Chris DeLine

Cedar Rapids, Iowa

Green Day “21st Century Breakdown” (single)

Published in Culture Bully, The Blog. Tags: .

Somewhere between “Walking Contradiction” and “American Idiot,” Green Day went from being a group of pseudo-squatters to a stadium-sized band writing rock operas. And, despite the generally underwhelming American Idiot, I can’t criticize the band for anything other than making its fourth consecutive hit or miss album. Other people liked it, and as it’s widely accepted as their “comeback” album, and has sold damn near 10 million copies worldwide, I’d be absolutely dense if I thought that my opinion echoed that of anything but a minuscule minority. But that aside, what’s there to do after recording such a well-accepted politically-leaning rock-opera? Record another as its successor.

A few days ago, when Spin was given an exclu-clu-clusive listening session of a few tracks from Green Day’s forthcoming 21st Century Breakdown, the immediate reaction posted on their site read, “In the six songs, Green Day keep their punk urgency and lyrical angst, but expand their ambition. They use dramatic musical shifts reminiscent of Queen, and Who-like classic rock guitars.” The article continued by focusing on the title track, “Green Day’s most epic song yet. With the quiet-verse, loud-chorus dynamics of Queen’s ‘Bohemian Rhapsody,’ this five-minute cut builds from harpsichord and Edge-like guitar fills to assaultive drums and arena-filling barre chords. Armstrong’s lyrics about his peers are as urgent as the music: ‘My generation is zero / I never made it as a working class hero. Dream America, dream / Scream America, scream.’”

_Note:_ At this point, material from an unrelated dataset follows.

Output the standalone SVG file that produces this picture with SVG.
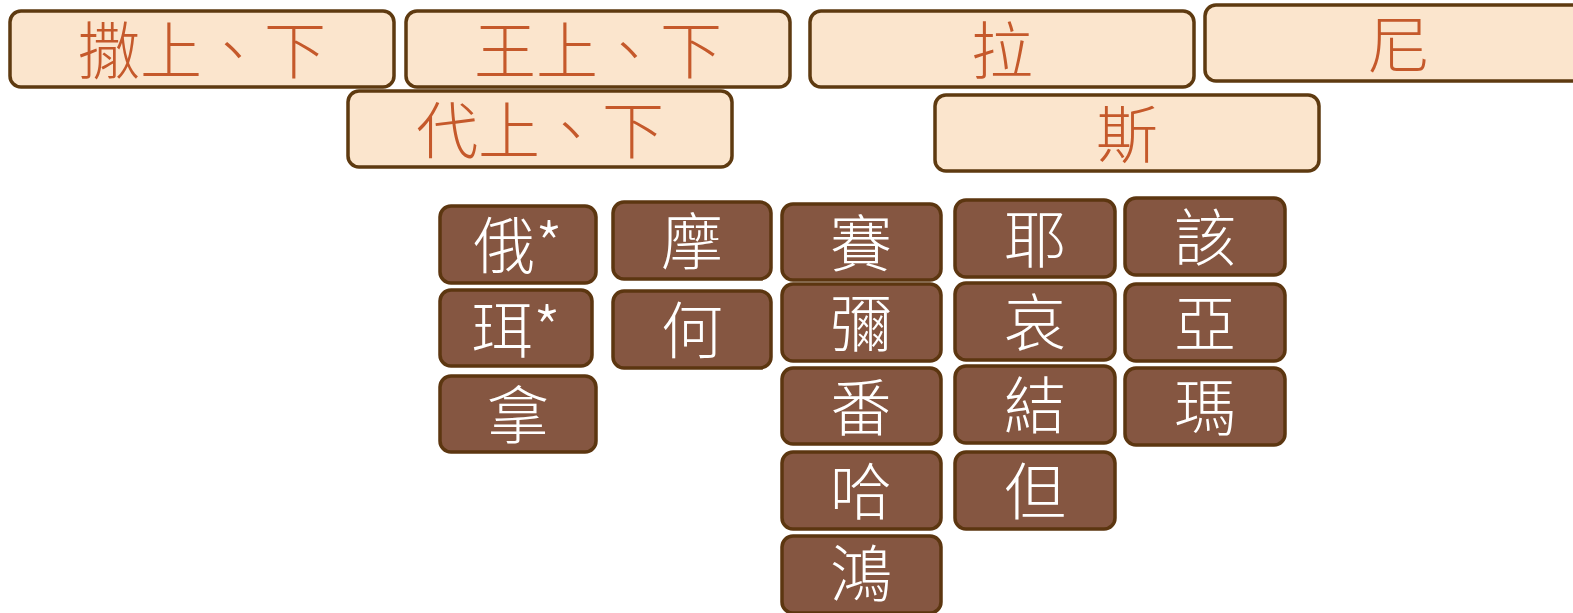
<svg xmlns="http://www.w3.org/2000/svg" width="1573" height="613" viewBox="0 0 1573 613">
<style>
text{font-family:"Noto Sans CJK TC","Noto Sans CJK SC",sans-serif;font-size:62px;font-weight:300;text-anchor:middle;dominant-baseline:central}
.top rect{fill:#FBE5CD;stroke:#5E3A10;stroke-width:3.5}
.top text{fill:#C5592B}
.bot rect{fill:#855641;stroke:#5C3610;stroke-width:3.5}
.bot text{fill:#FFFFFF}
</style>
<rect width="1573" height="613" fill="#FFFFFF"/>
<g id="n-sa" class="top"><rect x="10" y="11" width="384" height="76" rx="11"/><text x="202" y="47">撒上、下</text></g>
<g id="n-wang" class="top"><rect x="406" y="11" width="384" height="76" rx="11"/><text x="598" y="47">王上、下</text></g>
<g id="n-la" class="top"><rect x="810" y="11" width="384" height="76" rx="11"/><text x="1002" y="47">拉</text></g>
<g id="n-ni" class="top"><rect x="1205" y="5" width="384" height="76" rx="11"/><text x="1399" y="41">尼</text></g>
<g id="n-dai" class="top"><rect x="348" y="91" width="384" height="76" rx="11"/><text x="540" y="127">代上、下</text></g>
<g id="n-si" class="top"><rect x="935" y="95" width="384" height="76" rx="11"/><text x="1127" y="131">斯</text></g>

<g id="n-e" class="bot"><rect x="440" y="206" width="156" height="77" rx="11"/><text x="518" y="242">俄*</text></g>
<g id="n-er" class="bot"><rect x="440" y="290" width="152" height="76" rx="11"/><text x="516" y="326">珥*</text></g>
<g id="n-na" class="bot"><rect x="440" y="376" width="156" height="76" rx="11"/><text x="518" y="412">拿</text></g>
<g id="n-mo" class="bot"><rect x="613" y="202" width="158" height="77" rx="11"/><text x="692" y="238">摩</text></g>
<g id="n-he" class="bot"><rect x="613" y="291" width="158" height="77" rx="11"/><text x="692" y="327">何</text></g>
<g id="n-sai" class="bot"><rect x="782" y="204" width="159" height="76" rx="11"/><text x="861" y="240">賽</text></g>
<g id="n-mi" class="bot"><rect x="782" y="284" width="159" height="77" rx="11"/><text x="861" y="320">彌</text></g>
<g id="n-fan" class="bot"><rect x="782" y="368" width="159" height="76" rx="11"/><text x="861" y="404">番</text></g>
<g id="n-ha" class="bot"><rect x="782" y="452" width="159" height="77" rx="11"/><text x="861" y="488">哈</text></g>
<g id="n-hong" class="bot"><rect x="782" y="536" width="159" height="77" rx="11"/><text x="861" y="570">鴻</text></g>
<g id="n-ye" class="bot"><rect x="955" y="200" width="160" height="77" rx="11"/><text x="1035" y="236">耶</text></g>
<g id="n-ai" class="bot"><rect x="955" y="283" width="160" height="77" rx="11"/><text x="1035" y="319">哀</text></g>
<g id="n-jie" class="bot"><rect x="955" y="366" width="160" height="77" rx="11"/><text x="1035" y="402">結</text></g>
<g id="n-dan" class="bot"><rect x="955" y="452" width="160" height="77" rx="11"/><text x="1035" y="488">但</text></g>
<g id="n-gai" class="bot"><rect x="1125" y="198" width="160" height="77" rx="11"/><text x="1205" y="234">該</text></g>
<g id="n-ya" class="bot"><rect x="1125" y="284" width="160" height="77" rx="11"/><text x="1205" y="320">亞</text></g>
<g id="n-ma" class="bot"><rect x="1125" y="368" width="160" height="77" rx="11"/><text x="1205" y="404">瑪</text></g>
<g id="connectors"></g>
</svg>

While their repetitive assessment has some truth to it, I’d argue that the Edge comparison doesn’t have a leg to stand on and that there’s just as much Cheap Trick in the song as there is the Who. The Queen influence is dominant though—actually, for the last minute or so, if you hear anything but Queen, I’d argue that you’ve never really heard Queen. “21st Century Breakdown” is a daunting track that sounds just as suitable for play on your local classic rock radio station as last year’s AC/DC album, and with the exception of a brief drum homage to “Longview” half way through there’s little in the song that remains of the Green Day of old. The shift towards becoming a band big enough to fit the shoes that Dookie afforded them has taken well over a decade, but they’ve finally done it. Whether or not their music is any better for it, well, there are probably another 10 million people out there who would argue against me on that as well.